It was widely recognized that Twitter’s $44 billion valuation at the time of Elon Musk’s acquisition a year ago was inflated. Now the company’s value has dropped by over 50% to a mere $19 billion.
As per internal documents viewed by The Verge, on Monday, employees at X were granted equity in the company at a valuation of $19 billion, which amounts to $45 per share. This valuation represents a 55% reduction from Musk’s initial purchase price.
The documents note that:
The fair market value per share is determined by the Board of Directors based on a number of factors in a manner that complies with applicable tax rules.
Musk is X’s current chairman but is yet to form a formal board of directors although it has been a year since his take over.
Ever since Elon Musk assumed control of Twitter, he has expressed his desire to structure the company’s compensation plan in a manner similar to SpaceX. SpaceX, despite being privately held, allows its employees to periodically convert a portion of their shares into cash by selling them to external investors.
The form of equity granted to X employees is referred to as “restricted stock units” or RSUs. These RSUs accrue over a four-year period from their initial allocation and become subject to taxation as income upon the occurrence of a “liquidity event,” such as an IPO or the company’s sale, as outlined in internal documents.

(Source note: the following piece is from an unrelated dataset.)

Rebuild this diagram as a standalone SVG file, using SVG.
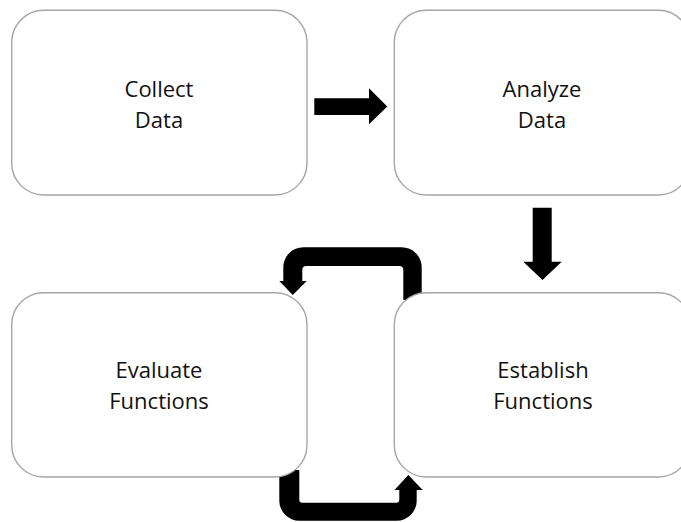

Up until this point, employees at X did not have a clear understanding of the company’s value following Elon Musk’s acquisition. The recent disclosure of the stock award details has provided an answer to this lingering question. However, it appears that Musk’s valuation might still be overly optimistic, as one of his significant investors, Fidelity, maintains that X is worth 65% less than its acquisition price.